[Work required]
Leaving out the pictures, please retype each record exactly.

Data extracted from a collection

· · · · · · ·

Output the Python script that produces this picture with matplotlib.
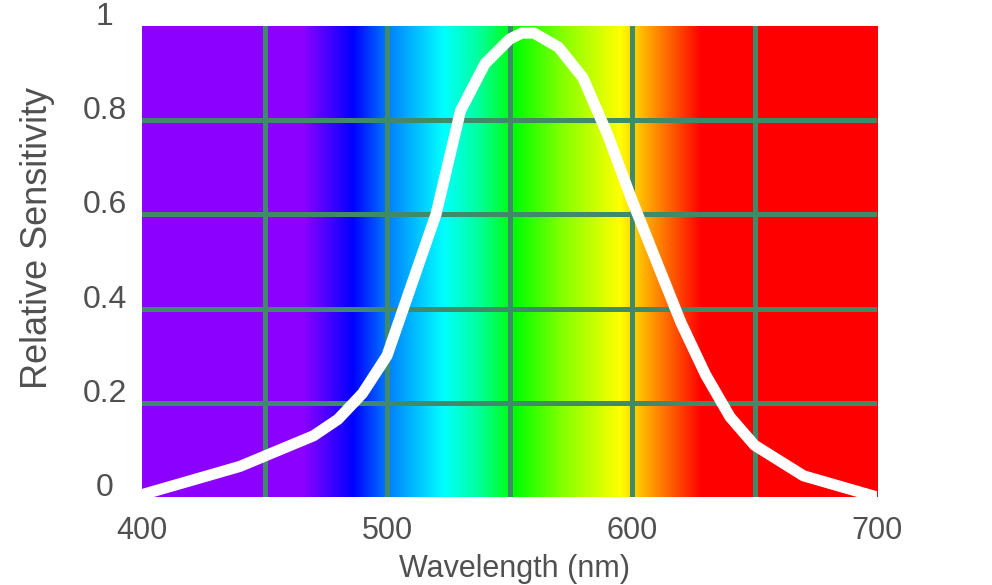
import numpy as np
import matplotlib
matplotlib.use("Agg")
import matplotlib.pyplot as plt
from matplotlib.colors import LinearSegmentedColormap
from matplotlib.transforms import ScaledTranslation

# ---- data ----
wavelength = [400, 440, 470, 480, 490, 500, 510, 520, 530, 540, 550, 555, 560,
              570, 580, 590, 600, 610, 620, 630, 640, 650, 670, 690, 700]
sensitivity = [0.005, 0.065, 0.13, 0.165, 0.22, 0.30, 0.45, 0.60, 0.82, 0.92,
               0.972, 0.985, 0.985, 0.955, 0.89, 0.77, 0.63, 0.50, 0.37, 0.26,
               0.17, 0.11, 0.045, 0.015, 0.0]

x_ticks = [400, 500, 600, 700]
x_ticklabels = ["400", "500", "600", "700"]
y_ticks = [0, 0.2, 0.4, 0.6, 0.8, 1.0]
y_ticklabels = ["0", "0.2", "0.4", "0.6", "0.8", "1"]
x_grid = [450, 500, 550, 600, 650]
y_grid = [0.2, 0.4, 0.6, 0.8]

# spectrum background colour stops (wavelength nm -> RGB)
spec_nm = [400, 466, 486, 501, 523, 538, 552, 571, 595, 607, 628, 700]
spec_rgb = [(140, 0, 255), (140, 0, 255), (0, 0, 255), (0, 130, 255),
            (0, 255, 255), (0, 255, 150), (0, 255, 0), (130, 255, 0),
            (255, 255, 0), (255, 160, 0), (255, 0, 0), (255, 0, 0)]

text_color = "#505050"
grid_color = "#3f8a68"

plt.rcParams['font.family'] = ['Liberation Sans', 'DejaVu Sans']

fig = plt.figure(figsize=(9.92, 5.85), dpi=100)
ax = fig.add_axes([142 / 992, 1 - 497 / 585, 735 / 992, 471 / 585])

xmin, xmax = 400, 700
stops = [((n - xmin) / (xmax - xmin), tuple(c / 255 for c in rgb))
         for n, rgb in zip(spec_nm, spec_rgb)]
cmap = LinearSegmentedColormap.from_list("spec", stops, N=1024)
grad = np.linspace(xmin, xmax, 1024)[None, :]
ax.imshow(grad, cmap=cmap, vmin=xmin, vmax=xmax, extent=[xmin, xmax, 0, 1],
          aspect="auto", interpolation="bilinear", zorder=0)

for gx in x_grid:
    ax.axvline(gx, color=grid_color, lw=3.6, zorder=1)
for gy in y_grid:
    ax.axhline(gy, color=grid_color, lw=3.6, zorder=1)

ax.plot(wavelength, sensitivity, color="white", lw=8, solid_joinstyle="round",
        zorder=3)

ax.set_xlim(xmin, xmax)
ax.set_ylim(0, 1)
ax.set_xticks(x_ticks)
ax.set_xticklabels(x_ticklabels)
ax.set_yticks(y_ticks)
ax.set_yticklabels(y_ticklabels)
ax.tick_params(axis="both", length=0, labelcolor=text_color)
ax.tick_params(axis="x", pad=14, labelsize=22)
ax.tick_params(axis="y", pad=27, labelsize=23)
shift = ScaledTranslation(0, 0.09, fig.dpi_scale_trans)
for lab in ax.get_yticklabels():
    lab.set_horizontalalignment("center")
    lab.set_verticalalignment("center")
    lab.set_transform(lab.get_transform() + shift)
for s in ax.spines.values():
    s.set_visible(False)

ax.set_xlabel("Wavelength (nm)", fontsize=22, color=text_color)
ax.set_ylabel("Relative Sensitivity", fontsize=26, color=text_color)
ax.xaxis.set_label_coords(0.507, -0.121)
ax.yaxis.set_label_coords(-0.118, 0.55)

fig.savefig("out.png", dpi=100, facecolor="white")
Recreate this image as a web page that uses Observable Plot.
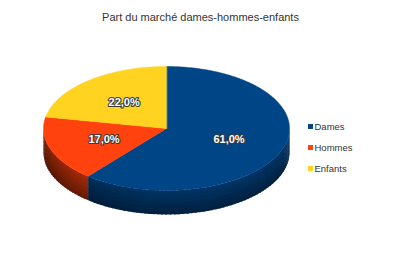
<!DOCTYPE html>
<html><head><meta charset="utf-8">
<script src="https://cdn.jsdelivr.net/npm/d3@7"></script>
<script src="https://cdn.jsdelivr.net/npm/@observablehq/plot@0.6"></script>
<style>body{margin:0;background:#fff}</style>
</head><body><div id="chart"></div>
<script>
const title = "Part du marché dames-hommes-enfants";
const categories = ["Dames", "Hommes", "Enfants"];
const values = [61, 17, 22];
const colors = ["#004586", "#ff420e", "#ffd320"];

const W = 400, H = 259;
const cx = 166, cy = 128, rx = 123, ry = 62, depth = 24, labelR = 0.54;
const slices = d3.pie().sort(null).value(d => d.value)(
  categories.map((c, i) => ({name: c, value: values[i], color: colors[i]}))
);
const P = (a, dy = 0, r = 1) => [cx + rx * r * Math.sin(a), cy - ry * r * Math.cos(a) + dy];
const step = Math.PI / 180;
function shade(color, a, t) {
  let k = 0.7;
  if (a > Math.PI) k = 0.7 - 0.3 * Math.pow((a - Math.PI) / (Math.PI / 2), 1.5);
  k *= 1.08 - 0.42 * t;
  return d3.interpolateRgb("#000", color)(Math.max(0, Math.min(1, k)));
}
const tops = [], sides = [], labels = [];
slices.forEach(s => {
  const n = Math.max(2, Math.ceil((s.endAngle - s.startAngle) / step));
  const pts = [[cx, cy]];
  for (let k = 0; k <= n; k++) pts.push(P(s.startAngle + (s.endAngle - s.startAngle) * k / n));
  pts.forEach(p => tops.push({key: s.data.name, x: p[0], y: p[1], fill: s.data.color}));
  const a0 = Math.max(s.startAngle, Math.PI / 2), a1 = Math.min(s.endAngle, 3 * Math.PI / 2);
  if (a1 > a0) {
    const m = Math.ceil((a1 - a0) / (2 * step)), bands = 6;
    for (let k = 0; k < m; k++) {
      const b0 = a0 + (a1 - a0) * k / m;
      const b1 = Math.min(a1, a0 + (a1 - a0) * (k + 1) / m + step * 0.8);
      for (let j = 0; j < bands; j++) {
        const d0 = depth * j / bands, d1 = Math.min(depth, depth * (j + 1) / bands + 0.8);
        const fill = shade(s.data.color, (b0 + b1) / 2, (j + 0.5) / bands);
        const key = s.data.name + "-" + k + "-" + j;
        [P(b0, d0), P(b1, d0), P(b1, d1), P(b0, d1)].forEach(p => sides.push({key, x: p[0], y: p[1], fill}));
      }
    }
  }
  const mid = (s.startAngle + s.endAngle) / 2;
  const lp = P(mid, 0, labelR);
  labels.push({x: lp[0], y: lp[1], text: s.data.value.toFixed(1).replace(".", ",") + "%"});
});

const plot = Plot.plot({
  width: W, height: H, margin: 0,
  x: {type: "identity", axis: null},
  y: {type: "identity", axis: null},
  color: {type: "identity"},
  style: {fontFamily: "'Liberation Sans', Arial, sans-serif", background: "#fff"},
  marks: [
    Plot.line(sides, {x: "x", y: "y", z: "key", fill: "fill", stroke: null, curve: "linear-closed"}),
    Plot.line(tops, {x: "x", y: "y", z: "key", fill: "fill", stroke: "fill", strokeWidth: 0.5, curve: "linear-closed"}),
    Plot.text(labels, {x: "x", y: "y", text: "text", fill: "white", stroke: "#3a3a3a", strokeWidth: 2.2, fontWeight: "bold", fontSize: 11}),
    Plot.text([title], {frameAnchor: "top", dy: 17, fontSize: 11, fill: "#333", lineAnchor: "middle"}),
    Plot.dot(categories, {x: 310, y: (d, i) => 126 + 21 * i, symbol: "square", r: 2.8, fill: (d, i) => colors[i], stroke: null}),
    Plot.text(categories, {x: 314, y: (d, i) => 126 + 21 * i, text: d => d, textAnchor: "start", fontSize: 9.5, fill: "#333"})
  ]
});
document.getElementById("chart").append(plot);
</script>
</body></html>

· · · · · · ·

[Response to the exercise]
Output the Python script that produces this picture with matplotlib.
import numpy as np
import matplotlib
matplotlib.use("Agg")
import matplotlib.pyplot as plt
from matplotlib.colors import LinearSegmentedColormap
from matplotlib.transforms import ScaledTranslation

# ---- data ----
wavelength = [400, 440, 470, 480, 490, 500, 510, 520, 530, 540, 550, 555, 560,
              570, 580, 590, 600, 610, 620, 630, 640, 650, 670, 690, 700]
sensitivity = [0.005, 0.065, 0.13, 0.165, 0.22, 0.30, 0.45, 0.60, 0.82, 0.92,
               0.972, 0.985, 0.985, 0.955, 0.89, 0.77, 0.63, 0.50, 0.37, 0.26,
               0.17, 0.11, 0.045, 0.015, 0.0]

x_ticks = [400, 500, 600, 700]
x_ticklabels = ["400", "500", "600", "700"]
y_ticks = [0, 0.2, 0.4, 0.6, 0.8, 1.0]
y_ticklabels = ["0", "0.2", "0.4", "0.6", "0.8", "1"]
x_grid = [450, 500, 550, 600, 650]
y_grid = [0.2, 0.4, 0.6, 0.8]

# spectrum background colour stops (wavelength nm -> RGB)
spec_nm = [400, 466, 486, 501, 523, 538, 552, 571, 595, 607, 628, 700]
spec_rgb = [(140, 0, 255), (140, 0, 255), (0, 0, 255), (0, 130, 255),
            (0, 255, 255), (0, 255, 150), (0, 255, 0), (130, 255, 0),
            (255, 255, 0), (255, 160, 0), (255, 0, 0), (255, 0, 0)]

text_color = "#505050"
grid_color = "#3f8a68"

plt.rcParams['font.family'] = ['Liberation Sans', 'DejaVu Sans']

fig = plt.figure(figsize=(9.92, 5.85), dpi=100)
ax = fig.add_axes([142 / 992, 1 - 497 / 585, 735 / 992, 471 / 585])

xmin, xmax = 400, 700
stops = [((n - xmin) / (xmax - xmin), tuple(c / 255 for c in rgb))
         for n, rgb in zip(spec_nm, spec_rgb)]
cmap = LinearSegmentedColormap.from_list("spec", stops, N=1024)
grad = np.linspace(xmin, xmax, 1024)[None, :]
ax.imshow(grad, cmap=cmap, vmin=xmin, vmax=xmax, extent=[xmin, xmax, 0, 1],
          aspect="auto", interpolation="bilinear", zorder=0)

for gx in x_grid:
    ax.axvline(gx, color=grid_color, lw=3.6, zorder=1)
for gy in y_grid:
    ax.axhline(gy, color=grid_color, lw=3.6, zorder=1)

ax.plot(wavelength, sensitivity, color="white", lw=8, solid_joinstyle="round",
        zorder=3)

ax.set_xlim(xmin, xmax)
ax.set_ylim(0, 1)
ax.set_xticks(x_ticks)
ax.set_xticklabels(x_ticklabels)
ax.set_yticks(y_ticks)
ax.set_yticklabels(y_ticklabels)
ax.tick_params(axis="both", length=0, labelcolor=text_color)
ax.tick_params(axis="x", pad=14, labelsize=22)
ax.tick_params(axis="y", pad=27, labelsize=23)
shift = ScaledTranslation(0, 0.09, fig.dpi_scale_trans)
for lab in ax.get_yticklabels():
    lab.set_horizontalalignment("center")
    lab.set_verticalalignment("center")
    lab.set_transform(lab.get_transform() + shift)
for s in ax.spines.values():
    s.set_visible(False)

ax.set_xlabel("Wavelength (nm)", fontsize=22, color=text_color)
ax.set_ylabel("Relative Sensitivity", fontsize=26, color=text_color)
ax.xaxis.set_label_coords(0.507, -0.121)
ax.yaxis.set_label_coords(-0.118, 0.55)

fig.savefig("out.png", dpi=100, facecolor="white")
Recreate this image as a web page that uses Observable Plot.
<!DOCTYPE html>
<html><head><meta charset="utf-8">
<script src="https://cdn.jsdelivr.net/npm/d3@7"></script>
<script src="https://cdn.jsdelivr.net/npm/@observablehq/plot@0.6"></script>
<style>body{margin:0;background:#fff}</style>
</head><body><div id="chart"></div>
<script>
const title = "Part du marché dames-hommes-enfants";
const categories = ["Dames", "Hommes", "Enfants"];
const values = [61, 17, 22];
const colors = ["#004586", "#ff420e", "#ffd320"];

const W = 400, H = 259;
const cx = 166, cy = 128, rx = 123, ry = 62, depth = 24, labelR = 0.54;
const slices = d3.pie().sort(null).value(d => d.value)(
  categories.map((c, i) => ({name: c, value: values[i], color: colors[i]}))
);
const P = (a, dy = 0, r = 1) => [cx + rx * r * Math.sin(a), cy - ry * r * Math.cos(a) + dy];
const step = Math.PI / 180;
function shade(color, a, t) {
  let k = 0.7;
  if (a > Math.PI) k = 0.7 - 0.3 * Math.pow((a - Math.PI) / (Math.PI / 2), 1.5);
  k *= 1.08 - 0.42 * t;
  return d3.interpolateRgb("#000", color)(Math.max(0, Math.min(1, k)));
}
const tops = [], sides = [], labels = [];
slices.forEach(s => {
  const n = Math.max(2, Math.ceil((s.endAngle - s.startAngle) / step));
  const pts = [[cx, cy]];
  for (let k = 0; k <= n; k++) pts.push(P(s.startAngle + (s.endAngle - s.startAngle) * k / n));
  pts.forEach(p => tops.push({key: s.data.name, x: p[0], y: p[1], fill: s.data.color}));
  const a0 = Math.max(s.startAngle, Math.PI / 2), a1 = Math.min(s.endAngle, 3 * Math.PI / 2);
  if (a1 > a0) {
    const m = Math.ceil((a1 - a0) / (2 * step)), bands = 6;
    for (let k = 0; k < m; k++) {
      const b0 = a0 + (a1 - a0) * k / m;
      const b1 = Math.min(a1, a0 + (a1 - a0) * (k + 1) / m + step * 0.8);
      for (let j = 0; j < bands; j++) {
        const d0 = depth * j / bands, d1 = Math.min(depth, depth * (j + 1) / bands + 0.8);
        const fill = shade(s.data.color, (b0 + b1) / 2, (j + 0.5) / bands);
        const key = s.data.name + "-" + k + "-" + j;
        [P(b0, d0), P(b1, d0), P(b1, d1), P(b0, d1)].forEach(p => sides.push({key, x: p[0], y: p[1], fill}));
      }
    }
  }
  const mid = (s.startAngle + s.endAngle) / 2;
  const lp = P(mid, 0, labelR);
  labels.push({x: lp[0], y: lp[1], text: s.data.value.toFixed(1).replace(".", ",") + "%"});
});

const plot = Plot.plot({
  width: W, height: H, margin: 0,
  x: {type: "identity", axis: null},
  y: {type: "identity", axis: null},
  color: {type: "identity"},
  style: {fontFamily: "'Liberation Sans', Arial, sans-serif", background: "#fff"},
  marks: [
    Plot.line(sides, {x: "x", y: "y", z: "key", fill: "fill", stroke: null, curve: "linear-closed"}),
    Plot.line(tops, {x: "x", y: "y", z: "key", fill: "fill", stroke: "fill", strokeWidth: 0.5, curve: "linear-closed"}),
    Plot.text(labels, {x: "x", y: "y", text: "text", fill: "white", stroke: "#3a3a3a", strokeWidth: 2.2, fontWeight: "bold", fontSize: 11}),
    Plot.text([title], {frameAnchor: "top", dy: 17, fontSize: 11, fill: "#333", lineAnchor: "middle"}),
    Plot.dot(categories, {x: 310, y: (d, i) => 126 + 21 * i, symbol: "square", r: 2.8, fill: (d, i) => colors[i], stroke: null}),
    Plot.text(categories, {x: 314, y: (d, i) => 126 + 21 * i, text: d => d, textAnchor: "start", fontSize: 9.5, fill: "#333"})
  ]
});
document.getElementById("chart").append(plot);
</script>
</body></html>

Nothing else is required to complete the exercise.